Although the cost of living varies by community, $15 is an approximation of what’s required for people working full time and their families to meet their basic needs. In Manitoba and most other jurisdictions across North America, minimum wages have failed to keep pace with rising food, transportation, rent, education and other costs.
One of the principal objections to the introduction of a $15 per hour minimum wage is that it will result in job losses. If businesses are forced to spend more of their revenue on compensation, the argument goes, they will not be able to hire as many workers or may even be forced to lay off existing employees.
This critique fails to acknowledge, however, that workers are also consumers. Raising the minimum wage means that those who are earning it have more disposable income to spend, supporting local businesses and allowing them to reinvest in their workforces.

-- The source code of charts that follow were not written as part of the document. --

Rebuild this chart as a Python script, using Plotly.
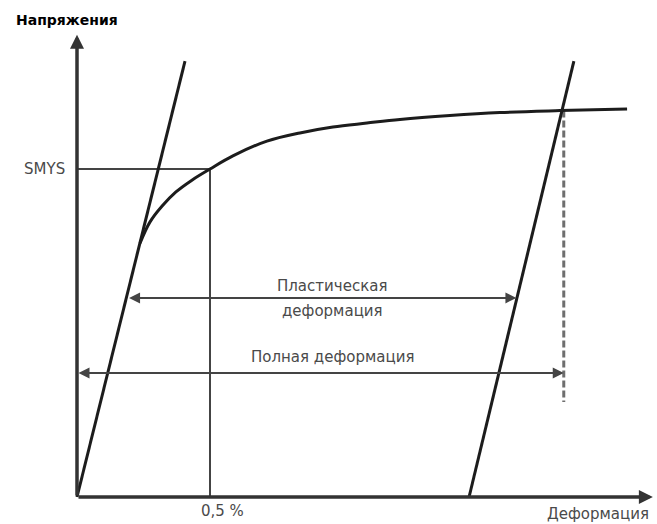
import plotly.graph_objects as go

# ---- data (strain in %, stress normalised to SMYS = 1) ----
curve_strain = [0.237, 0.274, 0.320, 0.372, 0.432, 0.500, 0.586, 0.714, 0.838, 0.962, 1.090, 1.214, 1.402, 1.590, 1.816, 2.068]
curve_stress = [0.774, 0.838, 0.887, 0.930, 0.966, 1.000, 1.040, 1.085, 1.110, 1.128, 1.140, 1.151, 1.163, 1.172, 1.178, 1.183]

elastic_strain = [0.0, 0.406]
elastic_stress = [0.0, 1.329]

unload_strain = [1.474, 1.868]
unload_stress = [0.0, 1.329]

smys_stress = 1.0
offset_strain = 0.5
total_strain = 1.83
total_stress = 1.178
dash_bottom = 0.290

plastic_level = 0.607
plastic_from = 0.19
plastic_to = 1.652
total_level = 0.378

x_axis_max = 2.165
y_axis_max = 1.409

x_range = [-0.2895, 2.1805]
y_range = [-0.0823, 1.5152]

axis_title_y = "Напряжения"
axis_title_x = "Деформация"
tick_x = "0,5 %"
tick_y = "SMYS"
label_plastic_1 = "Пластическая"
label_plastic_2 = "деформация"
label_total = "Полная деформация"

INK = "#1c1c1c"
GREY = "#444444"
TXT = "#4a4a4a"
FONT = "DejaVu Sans"

fig = go.Figure()

# offset construction lines (SMYS and 0.5 %)
fig.add_trace(go.Scatter(x=[0, offset_strain, offset_strain], y=[smys_stress, smys_stress, 0],
                         mode="lines", line=dict(color=GREY, width=2), hoverinfo="skip"))
# dashed line at total strain
fig.add_trace(go.Scatter(x=[total_strain, total_strain], y=[total_stress, dash_bottom],
                         mode="lines", line=dict(color="#6e6e6e", width=3, dash="7px,3px"), hoverinfo="skip"))
# elastic line
fig.add_trace(go.Scatter(x=elastic_strain, y=elastic_stress, mode="lines",
                         line=dict(color=INK, width=3), hoverinfo="skip"))
# unloading line
fig.add_trace(go.Scatter(x=unload_strain, y=unload_stress, mode="lines",
                         line=dict(color=INK, width=3), hoverinfo="skip"))
# stress-strain curve
fig.add_trace(go.Scatter(x=curve_strain, y=curve_stress, mode="lines",
                         line=dict(color=INK, width=3, shape="spline", smoothing=1.0), hoverinfo="skip"))

annotations = []
# axes with arrows
annotations.append(dict(x=0, y=y_axis_max, ax=0, ay=0, xref="x", yref="y", axref="x", ayref="y",
                        showarrow=True, text="", arrowhead=2, arrowsize=0.8, arrowwidth=3.5, arrowcolor="#333333"))
annotations.append(dict(x=x_axis_max, y=0, ax=0, ay=0, xref="x", yref="y", axref="x", ayref="y",
                        showarrow=True, text="", arrowhead=2, arrowsize=0.8, arrowwidth=3.5, arrowcolor="#333333"))
# dimension arrows
annotations.append(dict(x=plastic_to, y=plastic_level, ax=plastic_from, ay=plastic_level,
                        xref="x", yref="y", axref="x", ayref="y", showarrow=True, text="",
                        arrowhead=2, arrowside="end+start", arrowsize=1.1, arrowwidth=2, arrowcolor=GREY))
annotations.append(dict(x=total_strain, y=total_level, ax=0, ay=total_level,
                        xref="x", yref="y", axref="x", ayref="y", showarrow=True, text="",
                        arrowhead=2, arrowside="end+start", arrowsize=1.1, arrowwidth=2, arrowcolor=GREY))
# texts
annotations.append(dict(x=0.96, y=plastic_level, xref="x", yref="y", text=label_plastic_1, showarrow=False,
                        font=dict(family=FONT, size=15, color=TXT), xanchor="center", yanchor="middle",
                        yshift=12))
annotations.append(dict(x=0.96, y=plastic_level, xref="x", yref="y", text=label_plastic_2, showarrow=False,
                        font=dict(family=FONT, size=15, color=TXT), xanchor="center", yanchor="middle",
                        yshift=-13))
annotations.append(dict(x=0.96, y=total_level, xref="x", yref="y", text=label_total, showarrow=False,
                        font=dict(family=FONT, size=15, color=TXT), xanchor="center", yanchor="middle",
                        yshift=16))
annotations.append(dict(x=0, y=smys_stress, xref="x", yref="y", text=tick_y, showarrow=False,
                        font=dict(family=FONT, size=15, color=TXT), xanchor="right", yanchor="middle",
                        xshift=-10))
annotations.append(dict(x=offset_strain, y=0, xref="x", yref="y", text=tick_x, showarrow=False,
                        font=dict(family=FONT, size=15, color=TXT), xanchor="center", yanchor="top",
                        xshift=12, yshift=-3))
annotations.append(dict(x=x_axis_max, y=0, xref="x", yref="y", text=axis_title_x, showarrow=False,
                        font=dict(family=FONT, size=15, color=TXT), xanchor="left", yanchor="top",
                        xshift=-108, yshift=-6))
annotations.append(dict(x=0, y=y_axis_max, xref="x", yref="y", text="<b>" + axis_title_y + "</b>", showarrow=False,
                        font=dict(family=FONT, size=14, color="#000000"), xanchor="left", yanchor="bottom",
                        xshift=-63, yshift=5))

fig.update_layout(
    width=657, height=524, autosize=False,
    margin=dict(l=0, r=0, t=0, b=0),
    paper_bgcolor="white", plot_bgcolor="white",
    showlegend=False,
    xaxis=dict(range=x_range, visible=False, fixedrange=True),
    yaxis=dict(range=y_range, visible=False, fixedrange=True),
    annotations=annotations,
)

fig.write_html("out.html", post_script="document.body.style.margin='0';",
               config={"displayModeBar": False})
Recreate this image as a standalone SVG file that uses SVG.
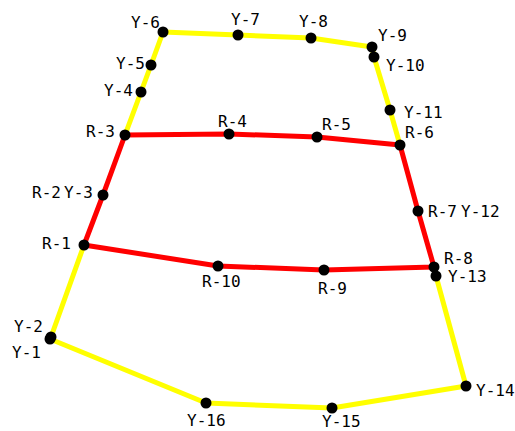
<svg xmlns="http://www.w3.org/2000/svg" width="515" height="431" viewBox="0 0 515 431">
<style>
.y{stroke:#ffff00;stroke-width:5;fill:none;stroke-linejoin:round}
.r{stroke:#ff0000;stroke-width:5;fill:none;stroke-linejoin:round}
circle{fill:#000}
text{font-family:"DejaVu Sans Mono","Liberation Mono",monospace;font-size:16px;fill:#000}
</style>
<rect width="515" height="431" fill="#fff"/>
<g id="connectors">
<polyline class="y" points="50,339 51,337 84,245"/>
<polyline class="y" points="125,135 141,92 151,65 163,32 238,35 311,38 372,47 374,57 390,110 400,145"/>
<polyline class="y" points="436,276 466,386 332,408 206,403 50,339"/>
<polygon class="r" points="84,245 103,195 125,135 229,134 317,137 400,145 418,211 434,267 324,270 218,266"/>
</g>
<g id="Y-1"><circle cx="50" cy="339" r="5.5"/><text x="12" y="358">Y-1</text></g>
<g id="Y-2"><circle cx="51" cy="337" r="5.5"/><text x="14" y="332">Y-2</text></g>
<g id="R-1"><circle cx="84" cy="245" r="5.5"/><text x="42" y="249">R-1</text></g>
<g id="R-2-Y-3"><circle cx="103" cy="195" r="5.5"/><text x="32" y="198">R-2</text><text x="64" y="198">Y-3</text></g>
<g id="R-3"><circle cx="125" cy="135" r="5.5"/><text x="86" y="137">R-3</text></g>
<g id="Y-4"><circle cx="141" cy="92" r="5.5"/><text x="104" y="96">Y-4</text></g>
<g id="Y-5"><circle cx="151" cy="65" r="5.5"/><text x="116" y="69">Y-5</text></g>
<g id="Y-6"><circle cx="163" cy="32" r="5.5"/><text x="131" y="28">Y-6</text></g>
<g id="Y-7"><circle cx="238" cy="35" r="5.5"/><text x="231" y="25">Y-7</text></g>
<g id="Y-8"><circle cx="311" cy="38" r="5.5"/><text x="299" y="27">Y-8</text></g>
<g id="Y-9"><circle cx="372" cy="47" r="5.5"/><text x="378" y="41">Y-9</text></g>
<g id="Y-10"><circle cx="374" cy="57" r="5.5"/><text x="386" y="71">Y-10</text></g>
<g id="Y-11"><circle cx="390" cy="110" r="5.5"/><text x="404" y="118">Y-11</text></g>
<g id="R-4"><circle cx="229" cy="134" r="5.5"/><text x="218" y="127">R-4</text></g>
<g id="R-5"><circle cx="317" cy="137" r="5.5"/><text x="322" y="130">R-5</text></g>
<g id="R-6"><circle cx="400" cy="145" r="5.5"/><text x="405" y="138">R-6</text></g>
<g id="R-7-Y-12"><circle cx="418" cy="211" r="5.5"/><text x="428" y="217">R-7</text><text x="461" y="217">Y-12</text></g>
<g id="R-8"><circle cx="434" cy="267" r="5.5"/><text x="444" y="264">R-8</text></g>
<g id="Y-13"><circle cx="436" cy="276" r="5.5"/><text x="448" y="282">Y-13</text></g>
<g id="Y-14"><circle cx="466" cy="386" r="5.5"/><text x="476" y="396">Y-14</text></g>
<g id="Y-15"><circle cx="332" cy="408" r="5.5"/><text x="322" y="427">Y-15</text></g>
<g id="Y-16"><circle cx="206" cy="403" r="5.5"/><text x="187" y="426">Y-16</text></g>
<g id="R-9"><circle cx="324" cy="270" r="5.5"/><text x="318" y="294">R-9</text></g>
<g id="R-10"><circle cx="218" cy="266" r="5.5"/><text x="202" y="287">R-10</text></g>
</svg>
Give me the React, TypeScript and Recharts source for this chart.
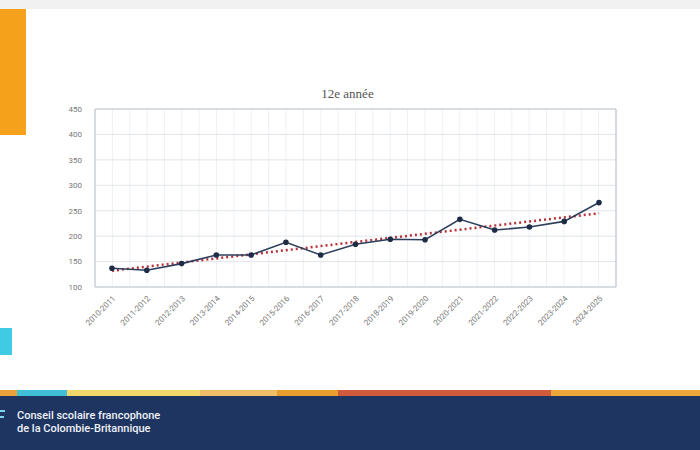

Australia is an excellent example of this, where a national minimum wage of $17.29 per hour is matched by an unemployment rate of 5.8 per cent, one of the lowest in the industrialized world.
While some have argued against raising minimum wages on economic grounds, others have asked why we should pay a living wage to 17-year-olds living at home and working their first jobs.
Yet in Manitoba, two thirds of minimum wage earners are adults over the age of 20, a significant number are single parents, and 51 per cent of them have been in the same job for a year or longer and are still earning the minimum wage of $11 per hour. We need to cut through the stereotypes and recognize that raising the minimum wage means helping the most marginalized members of our communities.
It’s not only coffee shops and fast food restaurants that are the focal points in the struggle for fair wages. Universities across North America are seeing students join with academic workers, support staff, cleaners and others in calling for a $15 starting wage. They’re exposing the injustice of institutions paying poverty wages while some senior administrators take home salaries comparable to corporate CEOs.
One university that has shown leadership in addressing this imbalance is the Kentucky State University. In 2014, its president Dr. Raymond Burse slashed his own salary by $90,000 in order to increase the wages of the lowest paid university employees by $3 per hour.
Our own University of Winnipeg, which prides itself on a commitment to social justice, should look at how it can begin providing at least a living wage to everyone on its payroll.
A living wage is not only about providing people with the ability to meet their basic needs, it’s about how we value and define citizenship. Amartya Sen, the Nobel Prize winning economist has said that the true test of citizenship is “the ability to appear in public without shame, or to take part in the life of the community.”
For us to be a truly democratic society, we must affirm that economic security is a right of citizenship, not a commodity to be purchased. That’s what the fight for $15 is all about.
Peyton Veitch is the president of University of Winnipeg Students’ Association.